As most hospital executives know, keeping up with the zillions of standards and technology specifications getting introduced or refined can take hours. Add in time spent making sure technology is in accordance with ever-evolving regulations, and CIOs' schedules start to rival those of their physician peers.
But beginning two months ago, a new standards framework known as Fast Healthcare Interoperability Resources, or FHIR, has been developed and promoted by interoperability organization Health Level Seven (HL7) International.

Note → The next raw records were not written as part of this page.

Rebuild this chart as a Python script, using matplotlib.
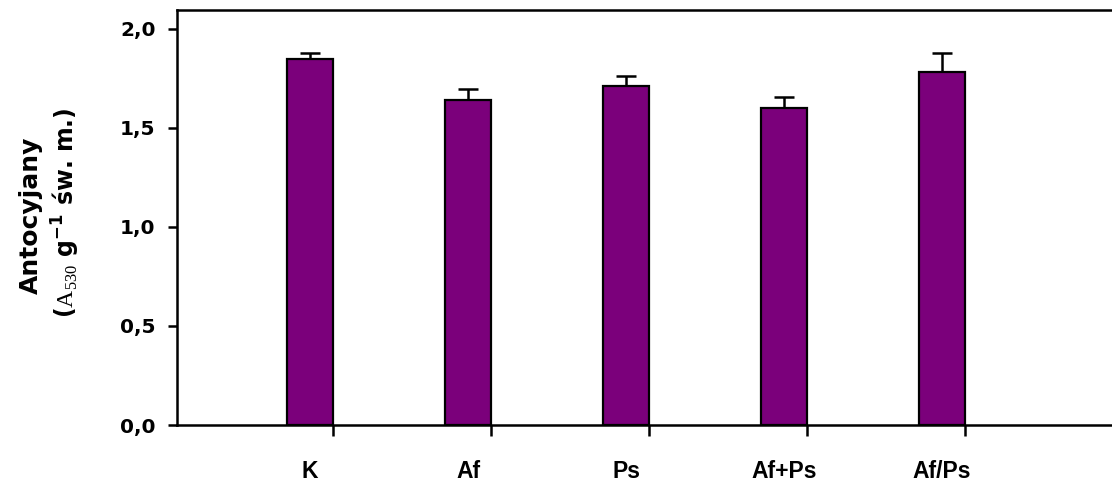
import matplotlib
matplotlib.use("Agg")
import matplotlib.pyplot as plt
import numpy as np

groups = ["K", "Af", "Ps", "Af+Ps", "Af/Ps"]
means = [1.85, 1.64, 1.71, 1.60, 1.78]
errs = [0.03, 0.055, 0.052, 0.056, 0.10]
y_ticks = [0.0, 0.5, 1.0, 1.5, 2.0]

plt.rcParams["mathtext.fontset"] = "custom"
plt.rcParams["mathtext.rm"] = "Liberation Serif"
plt.rcParams["mathtext.sf"] = "DejaVu Sans:bold"

W, H = 1112, 483
fig = plt.figure(figsize=(W / 100, H / 100), dpi=100)

# axes box in pixels; right side runs off the picture like the original
left, right, bottom, top = 177, 1130, 425, 9.5
ax = fig.add_axes([left / W, (H - bottom) / H, (right - left) / W, (bottom - top) / H])

x = np.arange(len(groups))
bw = 0.29
ax.bar(x, means, width=bw, color="#7b007b", edgecolor="black", linewidth=1.6, zorder=3)
ax.errorbar(x, means, yerr=[np.zeros(len(means)), errs], fmt="none", ecolor="black",
            elinewidth=1.8, capsize=7.5, capthick=1.8, zorder=2)

px_per_unit = 158
x0 = -(310 - left) / px_per_unit
ax.set_xlim(x0, x0 + (right - left) / px_per_unit)
ax.set_ylim(0, 2.098)

for s in ax.spines.values():
    s.set_linewidth(1.8)

ax.set_yticks(y_ticks)
ax.set_yticklabels([f"{v:.1f}".replace(".", ",") for v in y_ticks],
                   fontfamily="DejaVu Sans", fontweight="bold", fontsize=14.5)
ax.tick_params(axis="y", direction="out", length=6.5, width=1.8, pad=9)

ax.set_xticks(x)
ax.set_xticklabels(groups, fontfamily="Liberation Sans", fontweight="bold", fontsize=16.5)
ax.tick_params(axis="x", which="major", length=0, pad=25)
ax.set_xticks(x + bw / 2, minor=True)
ax.tick_params(axis="x", which="minor", direction="out", length=8, width=1.8)

fig.text(31 / W, 1 - 215 / H, "Antocyjany", rotation=90, ha="center", va="center",
         fontfamily="DejaVu Sans", fontweight="bold", fontsize=18)
fig.text(66 / W, 1 - 213 / H,
         r"($\mathrm{A}_{\mathrm{530}}$ g$^{\mathsf{-1}}$ św. m.)",
         rotation=90, ha="center", va="center",
         fontfamily="DejaVu Sans", fontweight="bold", fontsize=17)

fig.savefig("out.png", dpi=100)
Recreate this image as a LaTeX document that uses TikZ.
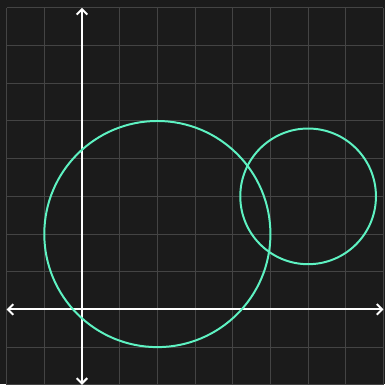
\documentclass[tikz,border=0pt]{standalone}
\usetikzlibrary{arrows.meta}
\definecolor{bg}{HTML}{1B1B1B}
\definecolor{gridc}{HTML}{444444}
\definecolor{circc}{HTML}{5EF2C2}
\begin{document}
\begin{tikzpicture}[x=1cm,y=1cm,
  gridline/.style={draw=gridc, line width=0.75pt},
  axis/.style={draw=white, line width=1.5pt, {Straight Barb[length=4pt,width=8pt]}-{Straight Barb[length=4pt,width=8pt]}},
  circ/.style={draw=circc, line width=1.5pt}]
\fill[bg] (-2.175,-1.98) rectangle (8.04,8.21);
\useasboundingbox (-2.175,-1.98) rectangle (8.04,8.21);
\draw[gridline] (-2,-2) grid (8,8);
\draw[axis] (-2,0) -- (8,0);
\draw[axis] (0,-2) -- (0,8);
\draw[circ] (2,2) circle (3);
\draw[circ] (6,3) circle (1.8);
\end{tikzpicture}
\end{document}
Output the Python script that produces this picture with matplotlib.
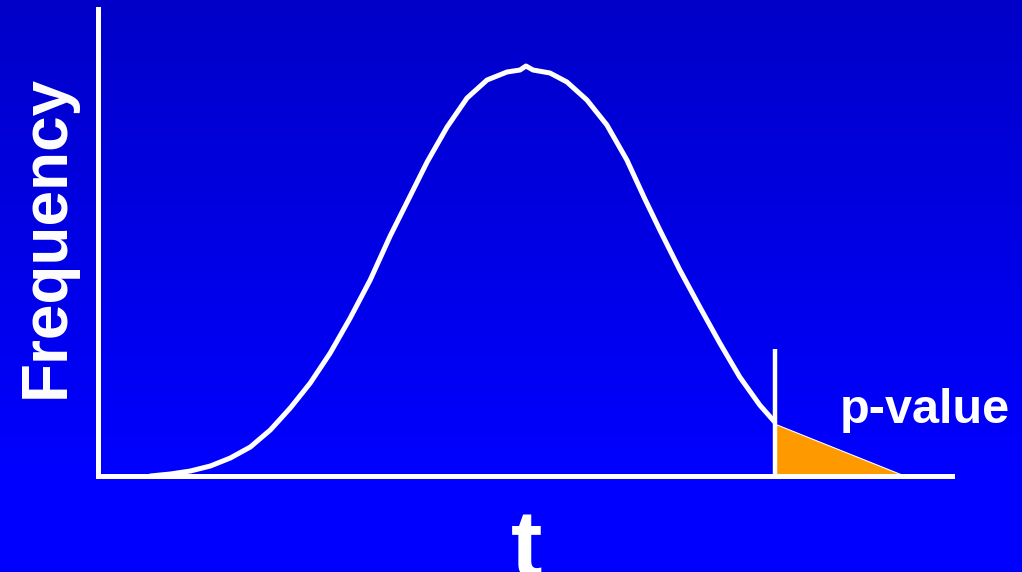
import numpy as np
import matplotlib.pyplot as plt

# curve (t units, frequency as density)
t_vals = [-3.00, -2.84, -2.68, -2.52, -2.36, -2.20, -2.04, -1.88, -1.72, -1.56,
          -1.40, -1.24, -1.08, -0.944, -0.784, -0.624, -0.464, -0.304, -0.144, -0.04,
          0.008, 0.064, 0.20, 0.336, 0.496, 0.656, 0.816, 0.96, 1.08, 1.24,
          1.40, 1.56, 1.72, 1.88, 2.00]
freq_vals = [0.000, 0.002, 0.005, 0.010, 0.018, 0.029, 0.046, 0.068, 0.093, 0.123,
             0.158, 0.196, 0.240, 0.274, 0.314, 0.349, 0.378, 0.396, 0.404, 0.406,
             0.410, 0.406, 0.403, 0.394, 0.376, 0.351, 0.316, 0.277, 0.246, 0.206,
             0.169, 0.133, 0.099, 0.071, 0.054]

# critical value and the shaded tail (p-value)
t_crit = 2.0
crit_top = 0.127
tail_t = [2.0, 3.04, 2.0]
tail_f = [0.052, 0.0, 0.0]

W, H = 1022, 572
fig = plt.figure(figsize=(W / 100, H / 100), dpi=100)

# background gradient, darker blue at the top
bg = fig.add_axes([0, 0, 1, 1])
rows = np.linspace(0, 1, 200)
blue = np.clip(200 + 55 * rows / 0.82, 0, 255) / 255
img = np.zeros((200, 1, 3))
img[:, 0, 2] = blue
bg.imshow(img, aspect="auto", extent=[0, 1, 1, 0])
bg.set_axis_off()

# axes placed so the spines sit where the drawn axes are
left, right = 98 / W, 952 / W
bottom, top = (H - 476) / H, (H - 9) / H
ax = fig.add_axes([left, bottom, right - left, top - bottom])
ax.patch.set_alpha(0)
ax.set_xlim(-3.42, 3.42)
ax.set_ylim(0, 0.467)
for side in ["top", "right"]:
    ax.spines[side].set_visible(False)
for side in ["left", "bottom"]:
    ax.spines[side].set_color("white")
    ax.spines[side].set_linewidth(3.6)
    ax.spines[side].set_capstyle("projecting")
ax.set_xticks([])
ax.set_yticks([])

ax.fill(tail_t, tail_f, color="#FF9900", zorder=2, lw=0)
ax.plot(tail_t[:2], tail_f[:2], color="white", lw=0.8, zorder=3)
ax.plot(t_vals, freq_vals, color="white", lw=3.6, zorder=4,
        solid_capstyle="round", solid_joinstyle="round", clip_on=False)
ax.vlines(t_crit, 0, crit_top, color="white", lw=3.2, zorder=5)

font = ["Liberation Sans", "DejaVu Sans"]
fig.text(925 / W, 1 - 423 / H, "p-value", color="white", fontsize=35,
         fontweight="bold", family=font, ha="center", va="baseline")
fig.text(47 / W, 1 - 236 / H, "Frequency", color="white", fontsize=46,
         fontweight="bold", family=font, rotation=90, ha="center", va="center")
fig.text(527 / W, 1 - 507 / H, "t", color="white", fontsize=68,
         fontweight="bold", family=font, ha="center", va="top")

fig.savefig("out.png", dpi=100)
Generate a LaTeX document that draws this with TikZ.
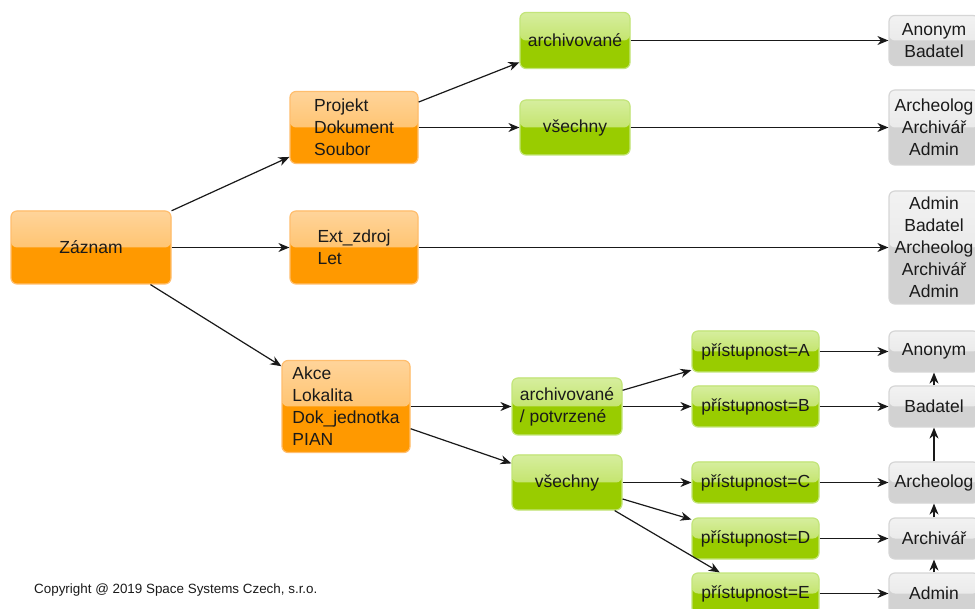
\documentclass[tikz,border=0pt]{standalone}
\usepackage{fontspec}
\setmainfont{Liberation Sans}
\usetikzlibrary{arrows.meta}
\definecolor{obase}{HTML}{FF9900}
\definecolor{otop}{HTML}{FFD49A}
\definecolor{omid}{HTML}{FFB54A}
\definecolor{oborder}{HTML}{FFBE6E}
\definecolor{gbase}{HTML}{99CC00}
\definecolor{gtop}{HTML}{D6EE9E}
\definecolor{gmid}{HTML}{B3DB3F}
\definecolor{gborder}{HTML}{C3E57A}
\definecolor{ybase}{HTML}{D2D2D2}
\definecolor{ytop}{HTML}{F2F2F2}
\definecolor{ymid}{HTML}{E3E3E3}
\definecolor{yborder}{HTML}{D6D6D6}
\definecolor{txt}{HTML}{1A1A1A}
\tikzset{
  box/.style={rounded corners=6pt, line width=1.2pt, inner sep=0pt, align=left,
    font=\fontsize{17.5}{22}\selectfont, text=txt},
  obox/.style={box, draw=oborder, fill=obase,
    path picture={\shade[top color=otop,bottom color=omid] (path picture bounding box.north west) rectangle (path picture bounding box.east);}},
  gbox/.style={box, draw=gborder, fill=gbase,
    path picture={\shade[top color=gtop,bottom color=gmid] (path picture bounding box.north west) rectangle (path picture bounding box.east);}},
  ybox/.style={box, align=center, draw=yborder, fill=ybase, minimum width=90,
    path picture={\shade[top color=ytop,bottom color=ymid] (path picture bounding box.north west) rectangle (path picture bounding box.east);}},
  pbox/.style={gbox, minimum width=127, minimum height=41},
  arr/.style={-{Stealth[length=11pt,width=9pt,inset=3.5pt]}, line width=1.2pt, draw=black!90}
}
\begin{document}
\begin{tikzpicture}[x=1pt,y=-1pt]
\useasboundingbox (0,0) rectangle (975,609);
\clip (0,0) rectangle (975,609);
\fill[white] (0,0) rectangle (975,609);
% orange
\node[obox, minimum width=160, minimum height=73] (zaz) at (91,247.5) {Záznam};
\node[obox, minimum width=128, minimum height=72] (proj) at (354,127.5) {Projekt\\Dokument\\Soubor};
\node[obox, minimum width=128, minimum height=73] (ext) at (354,247.5) {Ext\_zdroj\\Let};
\node[obox, minimum width=128, minimum height=92] (akce) at (346,406.5) {Akce\\Lokalita\\Dok\_jednotka\\PIAN};
% green
\node[gbox, minimum width=110, minimum height=56] (arch1) at (575,40.5) {archivované};
\node[gbox, minimum width=110, minimum height=55] (vse1) at (575,127.5) {všechny};
\node[gbox, minimum width=110, minimum height=57] (arch2) at (567,406.5) {archivované\\/ potvrzené};
\node[gbox, minimum width=110, minimum height=55] (vse2) at (567,482.5) {všechny};
\node[pbox] (pa) at (755.5,351.5) {přístupnost=A};
\node[pbox] (pb) at (755.5,406.5) {přístupnost=B};
\node[pbox] (pc) at (755.5,482.5) {přístupnost=C};
\node[pbox] (pd) at (755.5,538.5) {přístupnost=D};
\node[pbox] (pe) at (755.5,593.5) {přístupnost=E};
% gray
\node[ybox, minimum height=50] (g1) at (934,40.5) {Anonym\\Badatel};
\node[ybox, minimum height=75] (g2) at (934,127.5) {Archeolog\\Archivář\\Admin};
\node[ybox, minimum height=113] (g3) at (934,247.5) {Admin\\Badatel\\Archeolog\\Archivář\\Admin};
\node[ybox, minimum height=41] (ga) at (934,351.5) {Anonym};
\node[ybox, minimum height=41] (gb) at (934,406.5) {Badatel};
\node[ybox, minimum height=41] (gc) at (934,482.5) {Archeolog};
\node[ybox, minimum height=41] (gd) at (934,538.5) {Archivář};
\node[ybox, minimum height=41] (ge) at (934,593.5) {Admin};
% copyright
\node[anchor=west, inner sep=0pt, font=\fontsize{13.4}{15}\selectfont, text=txt] (copy) at (34,590) {Copyright @ 2019 Space Systems Czech, s.r.o.};
% arrows
\draw[arr] (zaz) -- (proj);
\draw[arr] (zaz) -- (ext);
\draw[arr] (zaz) -- (akce);
\draw[arr] (proj) -- (arch1);
\draw[arr] (proj) -- (vse1);
\draw[arr] (arch1) -- (g1);
\draw[arr] (vse1) -- (g2);
\draw[arr] (ext) -- (g3);
\draw[arr] (akce) -- (arch2);
\draw[arr] (akce) -- (vse2);
\draw[arr] (arch2) -- (pa);
\draw[arr] (arch2) -- (pb);
\draw[arr] (vse2) -- (pc);
\draw[arr] (vse2) -- (pd);
\draw[arr] (vse2) -- (pe);
\draw[arr] (pa) -- (ga);
\draw[arr] (pb) -- (gb);
\draw[arr] (pc) -- (gc);
\draw[arr] (pd) -- (gd);
\draw[arr] (pe) -- (ge);
\draw[arr] (gb) -- (ga);
\draw[arr] (gc) -- (gb);
\draw[arr] (gd) -- (gc);
\draw[arr] (ge) -- (gd);
\end{tikzpicture}
\end{document}
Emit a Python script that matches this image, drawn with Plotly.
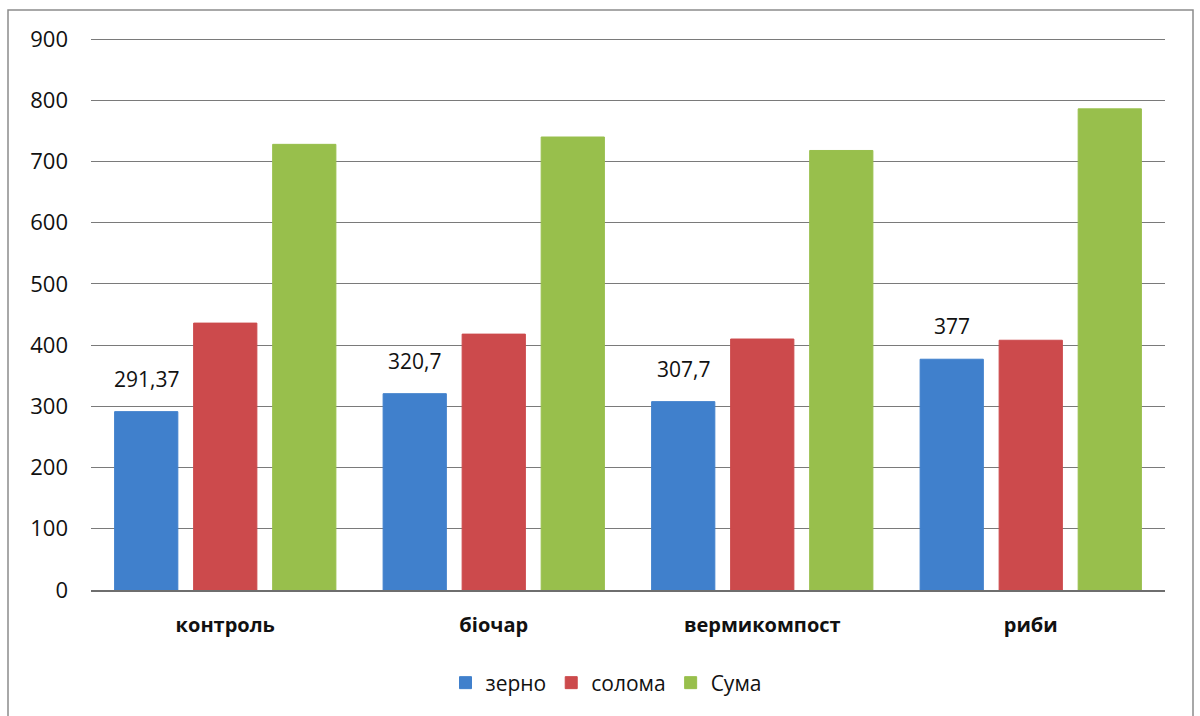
import plotly.graph_objects as go

# Yield components by treatment
categories = ["контроль", "біочар", "вермикомпост", "риби"]
grain = [291.37, 320.7, 307.7, 377]
straw = [436, 418, 410, 408]
total = [728, 740, 718, 786]

y_ticks = [0, 100, 200, 300, 400, 500, 600, 700, 800, 900]

series_names = ["зерно", "солома", "Сума"]
colors = ["#4080cc", "#cc4a4c", "#98bf4c"]

FONT = "Open Sans"
BARGAP = 0.117
BARGROUPGAP = 0.2
Y_MAX = 905

fig = go.Figure()
for name, vals, col in zip(series_names, [grain, straw, total], colors):
    fig.add_trace(go.Bar(
        x=categories, y=vals, name=name,
        marker=dict(color=col, line=dict(color=col, width=1)),
    ))

# value labels above the grain bars (decimal comma)
slot = (1 - BARGAP) / 3
for i, v in enumerate(grain):
    label = f"{v:g}".replace(".", ",")
    fig.add_annotation(
        x=i - slot, y=v, xref="x", yref="y", text=label, showarrow=False,
        yanchor="bottom", yshift=17,
        font=dict(family=FONT, size=21, color="#111111"),
    )

# outer frame of the chart area
top_margin = 36
pw, ph = 1200 - 91 - 35, 716 - top_margin - 126
fig.add_shape(
    type="rect", xref="paper", yref="paper",
    x0=(8 - 91) / pw, x1=(1193 - 91) / pw,
    y0=(590 - 740) / ph, y1=(590 - 10) / ph,
    line=dict(color="#8c8c8c", width=1.5), fillcolor="rgba(0,0,0,0)", layer="below",
)

fig.update_layout(
    width=1200, height=716,
    margin=dict(l=91, r=35, t=top_margin, b=126),
    paper_bgcolor="white", plot_bgcolor="white",
    barmode="group", bargap=BARGAP, bargroupgap=BARGROUPGAP,
    font=dict(family=FONT, color="#111111"),
    showlegend=True,
    legend=dict(
        orientation="h", x=0.505, xref="container", xanchor="center",
        y=(716 - 683) / 716, yref="container", yanchor="middle",
        font=dict(family=FONT, size=21), itemwidth=30,
        traceorder="normal",
    ),
)
fig.update_xaxes(
    showgrid=False, showline=True, linecolor="#6e6e6e", linewidth=1.5,
    ticks="", tickfont=dict(family=FONT, size=20, weight="bold"),
    ticklabelstandoff=16,
)
fig.update_yaxes(
    range=[0, Y_MAX], tickvals=y_ticks, showgrid=True, gridcolor="#7a7a7a",
    gridwidth=1.2, zeroline=False, showline=False, ticks="",
    tickfont=dict(family=FONT, size=22), ticklabelstandoff=22,
)

fig.write_html("out.html")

The framework is starting to find its way into the spotlight. In December, HL7 announced the launch of the Argonaut Project, an initiative created to address the recommendations of the JASON Task Force, a joint task force of the HIT Standards and Policy Committees. The goal of the newly formed Argonaut Project—which includes members of athenahealth, Beth Israel Deaconess Medical Center, Cerner, Epic, Intermountain Healthcare, Mayo Clinic, MEDITECH, McKesson, Partners HealthCare System, The Advisory Board Company and SMART at the Boston Children's Hospital Informatics Program—is to accelerate the development and adoption of FHIR.
Healthcare Dive caught up with HL7 CEO Dr. Charles Jaffe, MD, PhD to get his take on the most important things CIOs should know about about FHIR—and why it's worthy of attention.
Q: What exactly is FHIR?
A: FHIR is a platform that combines the best features of existing HL7 standards with modern Web technologies. The existing standards upon which FHIR is built provide a framework that is easy to develop and even easier to implement. FHIR [comprises] discrete modular components, called resources, which can be reused and re-purposed. To this FHIR adds state-of-the-art, open specifications to enable security and privacy. FHIR is uniquely agile for very rapidly creating new solutions that simplify data aggregation and address the needs of the mobile computing environment.
2. Why is FHIR emerging now?
There is an increasing demand for interoperability that cannot be easily solved in legacy systems. These approaches are often encumbered by optionality and customization that may render nearly identical systems (from a single vendor) incapable of exchanging structured data. Not only does FHIR help to solve this problem, but it also allows for data queries that are cumbersome or impossible with previous technologies.
3. What are a few reasons the standard is important?
FHIR is fast to learn, fast to develop and fast to implement. Implementation times are often reduced by a factor of ten or more, and the cost for such projects may decline proportionately. FHIR has been developed to integrate well with existing legacy standards, such as the Version 2 family and CDA (Clinical Document Architecture). FHIR is remarkably well understood by clinicians, who are able to recognize use cases and work flow. With the advent of the Argonaut Project, FHIR has the support for both development and implementation by the leading EHR vendors and by the healthcare systems that have made a commitment to implement FHIR solutions.
4. What else should hospital CIOs know about FHIR?
FHIR was developed with the implementer in mind from the very start. Not only can FHIR coexist with existing systems, but FHIR also enables innovative uses of complex data. FHIR provides a solution to many real-world problems in the environment of accountable care, and yet FHIR is sufficiently flexible to address the requirements of emerging scientific discovery, such as genomics. Like all other HL7 specifications, FHIR is free.